Saturday, February 25, 2012

The anger of man.

"Know this, my beloved brothers: Let every person be quick to hear, slow to speak, and slow to anger; for the anger of man does not produce the righteousness of God." James 1:19-20 (ESV).

this mug sits on my desk at work. sometimes it has black tea in it. most of the time it has the office's weak coffee. but every time, my manager walks by and stares intently at it. he laughs at my querying look and says "I see 'quick to hear' and 'slow to speak'... I'm figuring out your mug a little at a time."

this mug is a reminder for me.

believe it or not, I can be a very angry person. my family can attest to it. my boyfriend can attest to it.

praise God, He has brought me far from what I used to be.

but that doesn't mean He's done with me.

when I get angry, sometimes furious, over anything at all, it proves that I think I possess some inalienable rights. as an American, I've had this concept drilled into my thoughts and actions since preschool. I have a right to think what I want, I have a right to say what I want, and I have a right to get what I inevitably deserve.

but I don't.

I wrote another blog post on the false concept of rights for a Christian, so I won't go into that. but anger is simply the reaction I have to any of my perceived rights being taken away.

I deserve to be happy in my relationship.

I deserve to have a perfect job.

I deserve to be comfortable and not be pressured by family needs.

I deserve to call the car my car, even though I don't own it.

and then there are the subtle things, that, back in October, I never would have noticed. (again, praise God).

like...

I deserve respect.

I deserve being first in everything.

I deserve the world revolving around me.

and like a baby, I throw a temper tantrum about it.

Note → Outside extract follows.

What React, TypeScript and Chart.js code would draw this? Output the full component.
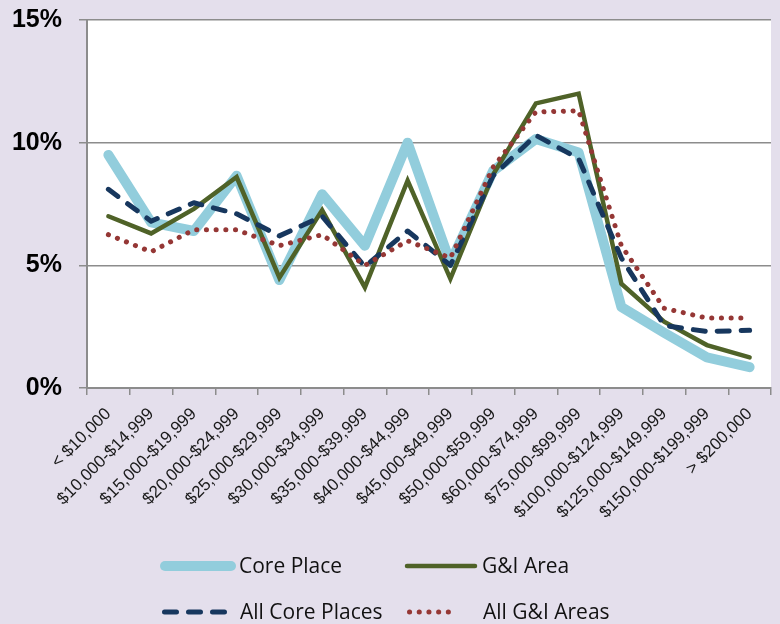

I'm not the type of person who yells and flails about in anger. I internalize it. I fume and boil and think hateful things. I sometimes shake with fury. I'll clamp up and not say a word until I can deliver the perfectly targeted zinger.

I'm disgusting, basically.

I'm happy to say that this is no longer the norm. I used to be like this and simply blow it off as "my bottle overflowing".

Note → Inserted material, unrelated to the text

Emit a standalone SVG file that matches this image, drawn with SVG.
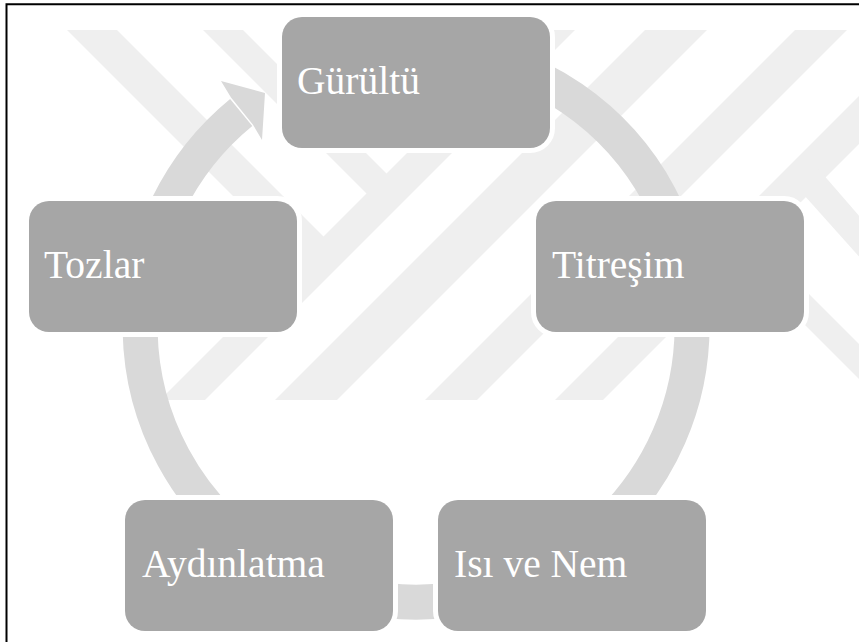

God opened my eyes. with a 2 x 4. across my face.

and realized what I really deserved.

hell.

but I still trip over my own pride and really, really, really want to get angry about it.

so this mug reminds me that I don't deserve to be angry. and that as a child of God, I shouldn't allow it to overcome me. because "the anger of man does not produce the righteousness of God". and after all, a believer's mission in life is to produce and proclaim the righteousness of God.

let us all be quick to hear. slow to speak. and slow to anger.